#### Raw data:
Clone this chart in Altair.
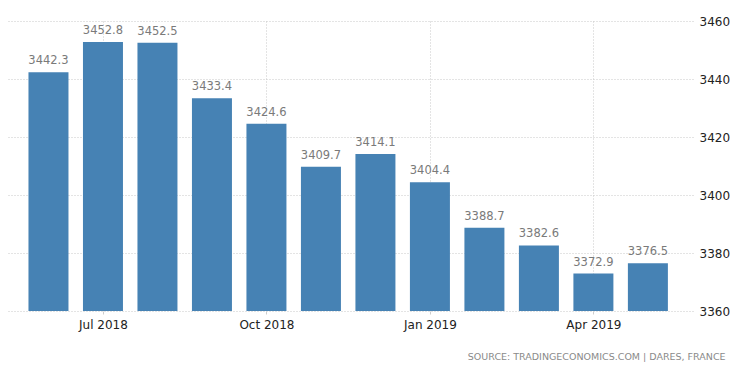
import altair as alt
import pandas as pd

months = ["Jun 2018", "Jul 2018", "Aug 2018", "Sep 2018", "Oct 2018", "Nov 2018",
          "Dec 2018", "Jan 2019", "Feb 2019", "Mar 2019", "Apr 2019", "May 2019"]
values = [3442.3, 3452.8, 3452.5, 3433.4, 3424.6, 3409.7,
          3414.1, 3404.4, 3388.7, 3382.6, 3372.9, 3376.5]
tick_idx = [1, 4, 7, 10]
y_ticks = [3360, 3380, 3400, 3420, 3440, 3460]
y_base = 3360
source = "SOURCE: TRADINGECONOMICS.COM | DARES, FRANCE"

df = pd.DataFrame({"idx": list(range(len(months))), "month": months, "value": values})
df["label"] = df["value"].map(lambda v: f"{v:.1f}")

label_expr = "{" + ",".join(f"'{i}':'{months[i]}'" for i in tick_idx) + "}[datum.value]"

x = alt.X("idx:Q",
          scale=alt.Scale(domain=[-0.651, 11.736], nice=False, zero=False),
          axis=alt.Axis(values=tick_idx, labelExpr=label_expr, title=None, grid=True,
                        gridDash=[1, 2], gridColor="#c8c8c8", domain=False,
                        tickSize=3, tickColor="#cccccc", labelFont="DejaVu Sans",
                        labelFontSize=12, labelColor="#222222", labelPadding=5))
y = alt.Y("value:Q",
          scale=alt.Scale(domain=[3360, 3460], nice=False, zero=False, clamp=True),
          axis=alt.Axis(orient="right", values=y_ticks, title=None, grid=True, format="d",
                        gridDash=[1, 2], gridColor="#c8c8c8", domain=False, ticks=False,
                        labelFont="DejaVu Sans", labelFontSize=12, labelColor="#222222",
                        labelPadding=6))

bars = alt.Chart(df).mark_bar(size=40, color="#4682b4").encode(
    x=x, y=y, y2=alt.datum(y_base))
texts = alt.Chart(df).mark_text(baseline="bottom", dy=-6, font="DejaVu Sans",
                                fontSize=11.5, color="#7a7a7a").encode(
    x="idx:Q", y="value:Q", text="label:N")

chart = (bars + texts).properties(
    width=685, height=290,
    autosize=alt.AutoSizeParams(type="none"),
    padding={"left": 0, "top": 13, "right": 45, "bottom": 58},
    title=alt.TitleParams(source, orient="bottom", anchor="end", fontSize=9.5,
                          font="DejaVu Sans", fontWeight="normal", color="#8a8a8a",
                          offset=22, dx=-4),
).configure_view(stroke=None)

chart.save("out.html", embed_options={"renderer": "svg", "actions": False})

#### Given request:
Please reproduce the listing exactly from its opening line through the line that contains "import pandas as pd", both included, with all pictures omitted.

#### Task response:
Clone this chart in Altair.
import altair as alt
import pandas as pd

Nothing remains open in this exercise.